Excelsior recipients must also maintain a 30 credit annual course load, in excess of the 12 credits required for full-time status, or risk paying back their grant.”

This is vile. There may be justifications for post-graduation residency to ensure that the public of New York benefits from its contributions to public higher education; there may be justifications for requiring students to take a full-time course load to graduate, since they don’t have to work to pay for school (although I would personally argue that until the Scholarship includes the full cost of education and living expenses, that’s not the case). But there is no justification for taking back a public grant and turning it into debt to be used to punish students who don’t comply with unreasonable expectations…like having to carry an above full-time course load because Cuomo thinks students aren’t working hard enough.

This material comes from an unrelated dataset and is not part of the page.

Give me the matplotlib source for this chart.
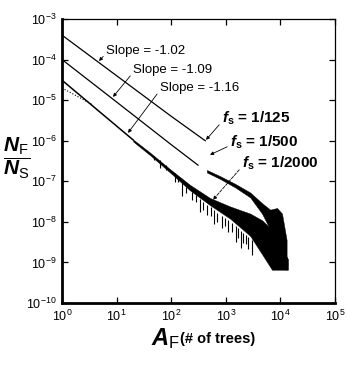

I wish I could say that this kind of chicanery is brand-new or limited to just people like Cuomo. But in fact there are a lot of “free college” plans put forward by liberal institutions that fall short of both the spirit and the letter of what free college means. For example, the University of California’s Blue and Gold program, which is supposed to cover all educational fees for eligible students, relies heavily on counting outside aid as U.C aid, eliding the difference between grants and loans, and then putting increased demands on stuent’s and families to contribute their earnings, their savings, and further debt.

The point is: just because someone who wants to be a Democratic presidential nominee says they’re for “free college” doesn’t mean we can take them at their word without interrogating the details. We have to apply the same kind of pressure that shifted “single-payer” from a fringe position to a requirement for running for president to every last clause and subclause of the eventual legislation.

That’s going to require a lot more work. And it’s going to require new forms of cooperation between grassroots political activists who can apply pressure to electeds and candidates and policy wonks who can do the deep dives to let those activists know whether electeds and candidates are living up to their promises. But ultimately, if we really want a revolution in fact as well as in name, we’re going to have to put in the work.

Oh, and never, never trust Andrew Cuomo.